There are three obvious problems with this defense.
(1) If this is Hume's argument, it is trivial to the point of stupidity. Hume would have read more sophisticated accounts of what a miracle is (Butler's, for instance, or Malebranche's) that can easily evade this sort of semantic gerrymandering, because they don't define a miracle as a violation of natural law in this sense. Either Hume's argument applies in at least a general way to these more sophisticated accounts with which Hume would have had acquaintance, or it is an exercise in missing the point.
(2) It doesn't get us anywhere; on this view, Hume would constantly have to re-organize the bounds of the laws of nature to accommodate claims of miracles. If he doesn't, he still begs the question in the way the original objection suggested -- either the determination of the laws of nature is based on testimony that includes purported miracles, or it doesn't. If it doesn't, it can only be because the issue has already been decided, which means it begs the question.
(3) This can't actually be Hume's argument -- that is, neither the objectors nor the defenders are getting Hume's argument right. This is clear given that virtually all of Hume's actual argument drops out in both cases, and the defenders make some especially egregious slips. Hume divides grounds into three kinds:
demonstration -- necessity due to relations of ideas
proof -- no room for doubt, given experience
probability -- room for doubt, given experience; there are two kinds: probability of chances (which we can set aside for our purposes) and probability of causes.
Here are examples Hume gives of beliefs based on proof:
Fire burns. Water suffocates. Impulse produces motion. Gravity produces motion. All men die. The sun rises every day. Lead cannot of itself remain in the air. Fire is extinguished by water.
Here are examples Hume gives of beliefs based on probability:
Rhubarb purges. Opium induces sleep. In January there is frost.
In Section One, Hume assumes that laws of nature are grounded in proof. He also assumes that the purported miracle is. He is very explicit about this; and only goes on in Section Two to argue that in fact no purported miracle has this level of support. The determination of whether testimonial evidence amounts to proof or probability or neither, Hume thinks, always depends on the balancing of contrarieties: "We balance the opposite circumstances, which cause any doubt or uncertainty; and when we discover a superiority on any side, we incline to it; but still with a diminution of assurance, in proportion to the force of its antagonist."
In a case where you have the laws of nature, which are based on proof, balanced against a purported miracle, which ex hypothesi is also based on proof, Hume says, "there is proof against proof, of which the strongest must prevail, but still with a diminution of its force, in proportion to that of its antagonist."
It's in this context that Hume makes the famous pronouncement "that no testimony is sufficient to establish a miracle, unless the testimony be of such a kind, that its falsehood would be more miraculous, than the fact, which it endeavors to establish": on the suppositions of an argument, the falsehood of the testimony for the miracle would really be miraculous, for the same reasons a violation of natural law would be: they are both, ex hypothesi, supported by proof. As for which would be believed, we would, if wise, accept the least miraculous, i.e., the one that has more of its proof still left standing after the one proof is balanced against the other.

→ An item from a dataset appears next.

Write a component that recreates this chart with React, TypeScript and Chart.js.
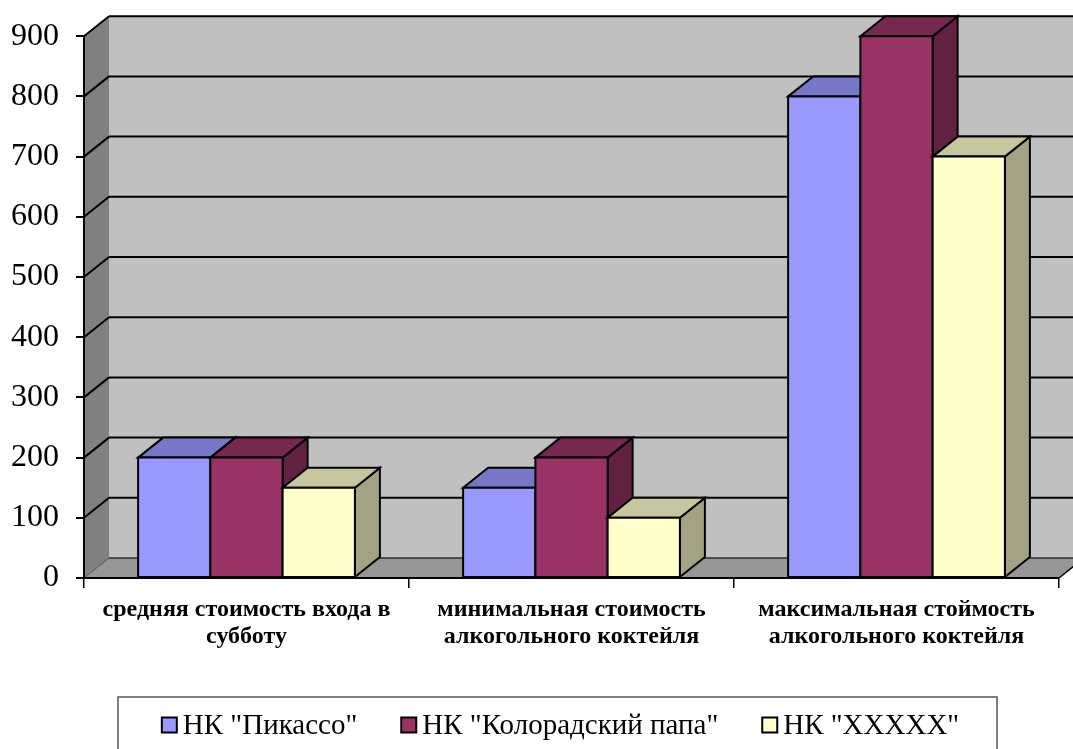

Now, not only does one find nothing of this in the defense, the defense very clearly tries to treat Hume's 'in-principle' argument as if the matter were one of demonstration, for it treats the matter as if it were simply a matter of relations of ideas. But this is contrary to Hume's explicit statements; it's a question of balancing experiences to form proofs and probabilities.
So what about the objection? Does Hume beg the question in the in-principle argument? The answer, I think, is this: There is no in-principle argument against miracles. Section One of the Essay on Miracles is not an argument against miracles; it is the groundwork for the argument. The only conclusion of the argument in Section One is that a purported miracle can only be accepted on testimony if that testimonial evidence amounts to a stronger proof than the proof for the law of nature. This is not an argument against miracles; it is an argument for a standard of evidence for admission of miracles, and that is a very different thing. The rest of the Essay presupposes this reasoning, and attempts to show that the evidence for miracles fails to meet the standards of evidence that would be required. Now, this argument for the standard of evidence raises a lot of questions; but it does not obviously beg the question against miracles. Indeed, it explicitly proceeds on the assumption that the purported miracle has enough evidence to be considered as based on proof.
There is one point, crucial to the argument, on which Hume might be begging the question against his opponents: He assumes that the proof for the laws of nature will be proof against miracles, so that they have to be balanced against each other. But it's by no means clear that the proponent of miracles has to accept this; indeed, I suspect most of Hume's contemporaries would not have accepted it, because on their view, 'events according to the laws of nature' and 'miracles' are compartmentalized -- they occupy two domains (both domains are usually regarded as based on laws) within a larger domain, and the evidence for one need not be evidence against the other (any more than evidence for minds need be treated as evidence against matter). But that, perhaps, is a post for another day.